— BEGIN DATASET EXCERPT —

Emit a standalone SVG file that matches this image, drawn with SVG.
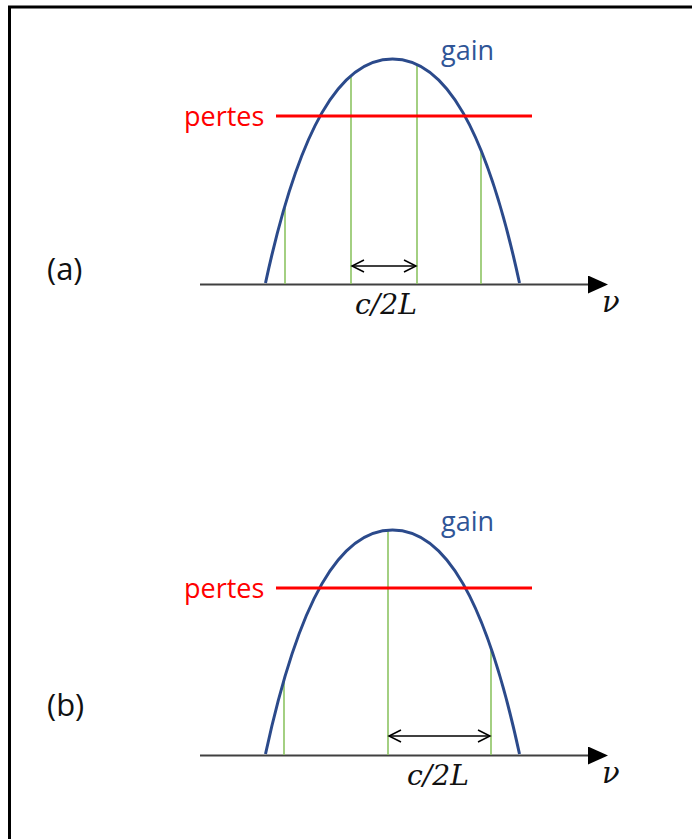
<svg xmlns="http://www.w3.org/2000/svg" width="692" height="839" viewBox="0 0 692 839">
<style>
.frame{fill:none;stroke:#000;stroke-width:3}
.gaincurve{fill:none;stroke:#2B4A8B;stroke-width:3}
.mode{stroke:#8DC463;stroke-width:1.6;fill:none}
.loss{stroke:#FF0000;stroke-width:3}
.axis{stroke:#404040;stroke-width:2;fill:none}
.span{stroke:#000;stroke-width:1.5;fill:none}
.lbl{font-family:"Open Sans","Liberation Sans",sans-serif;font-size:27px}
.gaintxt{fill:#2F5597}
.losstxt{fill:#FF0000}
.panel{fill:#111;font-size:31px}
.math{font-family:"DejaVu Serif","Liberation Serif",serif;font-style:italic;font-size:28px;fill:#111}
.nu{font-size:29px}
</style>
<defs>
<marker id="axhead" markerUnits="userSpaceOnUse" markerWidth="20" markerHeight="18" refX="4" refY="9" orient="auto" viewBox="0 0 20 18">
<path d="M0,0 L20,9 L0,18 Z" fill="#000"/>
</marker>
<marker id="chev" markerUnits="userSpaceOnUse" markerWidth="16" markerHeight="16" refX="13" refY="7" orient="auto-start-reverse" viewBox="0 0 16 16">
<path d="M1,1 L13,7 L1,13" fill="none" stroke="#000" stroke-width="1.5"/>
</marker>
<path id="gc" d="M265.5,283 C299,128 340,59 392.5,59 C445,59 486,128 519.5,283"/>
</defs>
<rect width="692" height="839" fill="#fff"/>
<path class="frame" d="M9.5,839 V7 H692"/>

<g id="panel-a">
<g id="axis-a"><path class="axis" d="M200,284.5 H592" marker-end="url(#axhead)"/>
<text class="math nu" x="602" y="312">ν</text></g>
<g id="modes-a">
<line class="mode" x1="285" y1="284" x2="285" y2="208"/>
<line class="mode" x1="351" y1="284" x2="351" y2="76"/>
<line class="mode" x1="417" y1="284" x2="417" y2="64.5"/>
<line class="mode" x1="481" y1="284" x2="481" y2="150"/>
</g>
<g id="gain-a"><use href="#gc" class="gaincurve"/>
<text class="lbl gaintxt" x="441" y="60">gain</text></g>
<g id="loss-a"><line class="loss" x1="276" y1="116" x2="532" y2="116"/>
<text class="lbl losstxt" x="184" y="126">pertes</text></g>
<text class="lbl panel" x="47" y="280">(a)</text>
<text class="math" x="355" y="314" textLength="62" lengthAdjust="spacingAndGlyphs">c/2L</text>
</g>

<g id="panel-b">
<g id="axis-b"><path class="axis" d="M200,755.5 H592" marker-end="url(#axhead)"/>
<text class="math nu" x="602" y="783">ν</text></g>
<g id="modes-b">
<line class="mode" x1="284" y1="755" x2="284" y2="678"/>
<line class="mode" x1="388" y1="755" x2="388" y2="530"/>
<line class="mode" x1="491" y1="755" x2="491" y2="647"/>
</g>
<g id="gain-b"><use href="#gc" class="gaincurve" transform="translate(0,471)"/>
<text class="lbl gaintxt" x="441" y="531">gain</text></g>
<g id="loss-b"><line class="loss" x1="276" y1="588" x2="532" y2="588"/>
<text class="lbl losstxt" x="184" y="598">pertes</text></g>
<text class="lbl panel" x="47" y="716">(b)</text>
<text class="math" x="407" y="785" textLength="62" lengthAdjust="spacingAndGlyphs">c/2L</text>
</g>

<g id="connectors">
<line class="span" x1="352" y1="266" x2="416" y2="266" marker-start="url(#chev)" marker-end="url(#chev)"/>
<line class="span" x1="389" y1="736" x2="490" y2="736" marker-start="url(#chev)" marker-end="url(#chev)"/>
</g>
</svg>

— END DATASET EXCERPT —

WRITTEN TASK
Retype the listing exactly. Pictures do not belong in the copy.

TASK OUTPUT
Emit a standalone SVG file that matches this image, drawn with SVG.
<svg xmlns="http://www.w3.org/2000/svg" width="692" height="839" viewBox="0 0 692 839">
<style>
.frame{fill:none;stroke:#000;stroke-width:3}
.gaincurve{fill:none;stroke:#2B4A8B;stroke-width:3}
.mode{stroke:#8DC463;stroke-width:1.6;fill:none}
.loss{stroke:#FF0000;stroke-width:3}
.axis{stroke:#404040;stroke-width:2;fill:none}
.span{stroke:#000;stroke-width:1.5;fill:none}
.lbl{font-family:"Open Sans","Liberation Sans",sans-serif;font-size:27px}
.gaintxt{fill:#2F5597}
.losstxt{fill:#FF0000}
.panel{fill:#111;font-size:31px}
.math{font-family:"DejaVu Serif","Liberation Serif",serif;font-style:italic;font-size:28px;fill:#111}
.nu{font-size:29px}
</style>
<defs>
<marker id="axhead" markerUnits="userSpaceOnUse" markerWidth="20" markerHeight="18" refX="4" refY="9" orient="auto" viewBox="0 0 20 18">
<path d="M0,0 L20,9 L0,18 Z" fill="#000"/>
</marker>
<marker id="chev" markerUnits="userSpaceOnUse" markerWidth="16" markerHeight="16" refX="13" refY="7" orient="auto-start-reverse" viewBox="0 0 16 16">
<path d="M1,1 L13,7 L1,13" fill="none" stroke="#000" stroke-width="1.5"/>
</marker>
<path id="gc" d="M265.5,283 C299,128 340,59 392.5,59 C445,59 486,128 519.5,283"/>
</defs>
<rect width="692" height="839" fill="#fff"/>
<path class="frame" d="M9.5,839 V7 H692"/>

<g id="panel-a">
<g id="axis-a"><path class="axis" d="M200,284.5 H592" marker-end="url(#axhead)"/>
<text class="math nu" x="602" y="312">ν</text></g>
<g id="modes-a">
<line class="mode" x1="285" y1="284" x2="285" y2="208"/>
<line class="mode" x1="351" y1="284" x2="351" y2="76"/>
<line class="mode" x1="417" y1="284" x2="417" y2="64.5"/>
<line class="mode" x1="481" y1="284" x2="481" y2="150"/>
</g>
<g id="gain-a"><use href="#gc" class="gaincurve"/>
<text class="lbl gaintxt" x="441" y="60">gain</text></g>
<g id="loss-a"><line class="loss" x1="276" y1="116" x2="532" y2="116"/>
<text class="lbl losstxt" x="184" y="126">pertes</text></g>
<text class="lbl panel" x="47" y="280">(a)</text>
<text class="math" x="355" y="314" textLength="62" lengthAdjust="spacingAndGlyphs">c/2L</text>
</g>

<g id="panel-b">
<g id="axis-b"><path class="axis" d="M200,755.5 H592" marker-end="url(#axhead)"/>
<text class="math nu" x="602" y="783">ν</text></g>
<g id="modes-b">
<line class="mode" x1="284" y1="755" x2="284" y2="678"/>
<line class="mode" x1="388" y1="755" x2="388" y2="530"/>
<line class="mode" x1="491" y1="755" x2="491" y2="647"/>
</g>
<g id="gain-b"><use href="#gc" class="gaincurve" transform="translate(0,471)"/>
<text class="lbl gaintxt" x="441" y="531">gain</text></g>
<g id="loss-b"><line class="loss" x1="276" y1="588" x2="532" y2="588"/>
<text class="lbl losstxt" x="184" y="598">pertes</text></g>
<text class="lbl panel" x="47" y="716">(b)</text>
<text class="math" x="407" y="785" textLength="62" lengthAdjust="spacingAndGlyphs">c/2L</text>
</g>

<g id="connectors">
<line class="span" x1="352" y1="266" x2="416" y2="266" marker-start="url(#chev)" marker-end="url(#chev)"/>
<line class="span" x1="389" y1="736" x2="490" y2="736" marker-start="url(#chev)" marker-end="url(#chev)"/>
</g>
</svg>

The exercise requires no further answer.